Pour travailler en arbitrage international mieux vaut être motivé car les places sont chères. Par exemple, le master 2 arbitrage et commerce international de l’université Paris-Saclay compte 30 places pour environ 1 000 candidats venus de tous les pays dont une centaine parvient à l’audition. Les conditions pour l’intégrer : avoir suivi une formation complète en droit, être titulaire d’un M2 et afficher une expérience à l’international. Des cours de droit de l’arbitrage international, interne et d’investissement y sont dispensés. Les élèves participent également à des concours et œuvrent pour une clinique.

 

Outre ce type de formations très sélectives, les universités dispensent des heures de formation, tout comme les centres d’arbitrage. "On peut encore exercer dans l’arbitrage sans avoir suivi une formation dédiée, commente Diana Paraguacuto-Mahéo, associée chez Foley Hoag. Rien n’est mpossible: ce peut être à l’occasion d’un dossier ou grâce à la dynamique de son cabinet, même si aujourd’hui les nombreux masters spécialisés en arbitrage font que la concurrence à l’embauche d’avocats connaisseurs est rude."

 

Sur quels créneaux se postionner ?

 

L’avocate y a, pour sa part, pris goût alors qu’elle travaillait en financement de projets. Sa maîtrise de l’espagnol et sa culture internationale se sont révélées indispensables dans un dossier d’arbitrage traité par son cabinet de l’époque.
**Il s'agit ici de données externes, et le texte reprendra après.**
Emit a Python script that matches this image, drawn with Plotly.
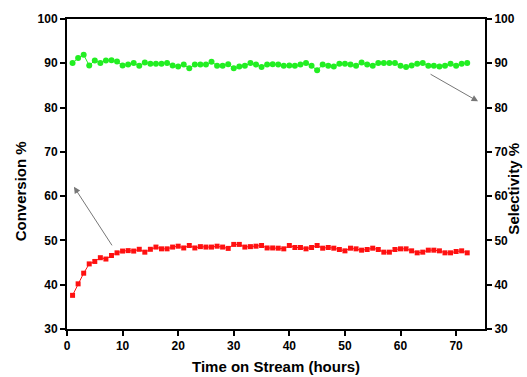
import plotly.graph_objects as go

hours = list(range(1, 73))
conversion = [37.6, 40.2, 42.6, 44.7, 45.25, 46.1, 45.8, 46.6, 47.2, 47.6,
              47.7, 47.6, 48.0, 47.35, 48.0, 48.5, 48.1, 48.1, 48.5, 48.7,
              48.3, 48.85, 48.3, 48.6, 48.5, 48.5, 48.7, 48.5, 48.2, 49.1,
              49.1, 48.5, 48.6, 48.7, 48.85, 48.3, 48.3, 48.25, 48.1, 48.85,
              48.4, 48.4, 48.1, 48.4, 48.85, 48.25, 48.4, 48.25, 47.95, 47.65,
              48.25, 48.1, 47.8, 47.95, 48.25, 47.95, 47.35, 47.35, 47.95, 48.1,
              48.1, 47.65, 47.2, 47.35, 47.8, 47.8, 47.65, 47.2, 47.2, 47.5,
              47.65, 47.2]
selectivity = [90.05, 91.2, 91.9, 89.5, 90.65, 90.05, 90.65, 90.7, 90.4, 89.5,
               89.7, 90.05, 89.45, 90.2, 89.9, 89.9, 89.9, 90.05, 89.5, 89.3,
               89.7, 88.9, 89.7, 89.7, 89.7, 90.35, 89.45, 89.45, 89.8, 88.9,
               89.3, 89.45, 90.05, 89.7, 89.15, 89.7, 89.8, 89.7, 89.45, 89.5,
               89.45, 89.7, 90.05, 89.45, 88.4, 89.7, 89.45, 89.3, 89.9, 89.9,
               89.7, 89.45, 90.2, 89.7, 89.45, 90.05, 90.05, 90.05, 90.05, 89.45,
               89.15, 89.5, 89.9, 90.05, 89.45, 89.45, 89.3, 89.45, 89.9, 89.45,
               89.9, 90.05]
x_ticks = [0, 10, 20, 30, 40, 50, 60, 70]
y_ticks = [30, 40, 50, 60, 70, 80, 90, 100]

FONT = "Liberation Sans, Arial, sans-serif"

fig = go.Figure()
fig.add_trace(go.Scatter(
    x=hours, y=conversion, mode="lines+markers",
    line=dict(color="#ff1010", width=1),
    marker=dict(symbol="square", size=5, color="#ff1010"),
    yaxis="y", showlegend=False))
fig.add_trace(go.Scatter(
    x=hours, y=selectivity, mode="lines+markers",
    line=dict(color="#22ee22", width=1),
    marker=dict(symbol="circle", size=6, color="#22ee22"),
    yaxis="y2", showlegend=False))

axis_common = dict(showline=True, linecolor="black", linewidth=2,
                   ticks="outside", ticklen=5, tickwidth=2, tickcolor="black",
                   showgrid=False, zeroline=False,
                   tickfont=dict(family=FONT, size=12, color="black", weight="bold"))

fig.update_layout(
    width=527, height=377,
    margin=dict(l=67, r=38, t=17, b=48),
    paper_bgcolor="white", plot_bgcolor="white",
    xaxis=dict(range=[0, 75.2], tickvals=x_ticks, mirror=True, **axis_common),
    yaxis=dict(range=[30, 100], tickvals=y_ticks, side="left", **axis_common),
    yaxis2=dict(range=[30, 100], tickvals=y_ticks, side="right",
                overlaying="y", **axis_common),
)

title_font = dict(family=FONT, size=15, color="black", weight="bold")
fig.add_annotation(text="Conversion %", xref="paper", yref="paper",
                   x=(20 - 67) / 422, y=(329 - 190) / 312, textangle=-90,
                   xanchor="center", yanchor="middle",
                   showarrow=False, font=title_font)
fig.add_annotation(text="Selectivity %", xref="paper", yref="paper",
                   x=(518 - 67) / 422, y=(329 - 188) / 312, textangle=-90,
                   xanchor="center", yanchor="middle",
                   showarrow=False, font=title_font)
fig.add_annotation(text="Time on Stream (hours)", xref="paper", yref="paper",
                   x=0.5, y=(329 - 367) / 312, xanchor="center", yanchor="middle",
                   showarrow=False, font=title_font)

fig.add_annotation(x=1.25, y=62.1, xref="x", yref="y", ax=39, ay=60,
                   showarrow=True, arrowhead=2, arrowsize=1.3, arrowwidth=1,
                   arrowcolor="#777777", text="")
fig.add_annotation(x=73.95, y=81.4, xref="x", yref="y", ax=-49, ay=-28,
                   showarrow=True, arrowhead=2, arrowsize=1.3, arrowwidth=1,
                   arrowcolor="#777777", text="")

fig.write_html("out.html")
La praticienne constate actuellement que de nombreuses personnes hispanophones sont formées à l’arbitrage, notamment pour répondre aux nombreux cas concernant l’Amérique du Sud.

 

En revanche, des besoins existent pour ceux qui maîtrisent les langues de l’Europe de l’Est ou celles parlant le mandarin. "Outre les qualités de juristes qui sont indispensables, les arbitres sont polyglottes, habitués à jongler avec les chiffres et les monnaies, et très connectés à  l’évolution du monde qu’elle soit économique ou géopolitique. C’est ainsi que se forge le réseau qui permet d’avoir les plus beaux dossiers", ajoute Thomas Clay.

 

"Il faut aussi être capable de se distinguer, note Diana Paraguacuto-Mahéo. Ce qui peut passer notamment par la spécialité." L’avocate cite par exemple le développement, possible à l’avenir, de l’arbitrage en matière de propriété intellectuelle. Le droit commercial, déjà bien présent, va continuer à prendre de l’ampleur. Alors que l’arbitrage des investissements est régulièrement, lui, attaqué. "La responsabilité des entreprises dans le changement climatique pourrait devenir aussi un sujet même si pour l’instant il n’y a pas vraiment de cas." D’ailleurs, la CCI (Chambre de commerce internationale) s’apprête à publier un rapport sur le sujet.

 

Rémunérations

 

L’arbitrage peut être pratiqué aussi bien dans des grands cabinets internationaux que dans des boutiques, qui ont généralement pignon sur rue. Si cette activité est très exigeante, elle est généralement aussi très rémunératrice. En ce qui concerne les émoluments, deux systèmes existent : les arbitres peuvent percevoir un pourcentage du montant du litige ou être rémunérés en fonction du temps passé.

 

Selon un rapport publié fin 2015 par la Chambre de commerce internationale (CCI), 83 % des coûts d’un arbitrage relèvent de ceux engagés par les parties pour leur défense (tels que les frais d’avocats et d’expertise). Les honoraires des arbitres représentent 15 % des frais, le restant relevant des débours administratifs. "L’arbitrage est rémunérateur, mais 83 % des dépenses sont les frais de défense, et non pas les honoraires des arbitres. Le travail des conseils est bien plus lourd que celui des arbitres. Ils sont donc, logiquement, mieux rémunérés", commente Thomas Clay.

 

Ces conseils, qui accompagnent les parties lors des arbitrages sont rémunérés de manière classique. C’est-à-dire soient grâce à des forfaits, soit au temps passé et/ou au résultat. Le plus souvent les honoraires pratiqués sont très élevés, à l’image des enjeux financiers. Lorsqu’au sein des cabinets les grilles d’honoraires sont dissociées par spécialités, les avocats en arbitrage font partie des mieux rétribués.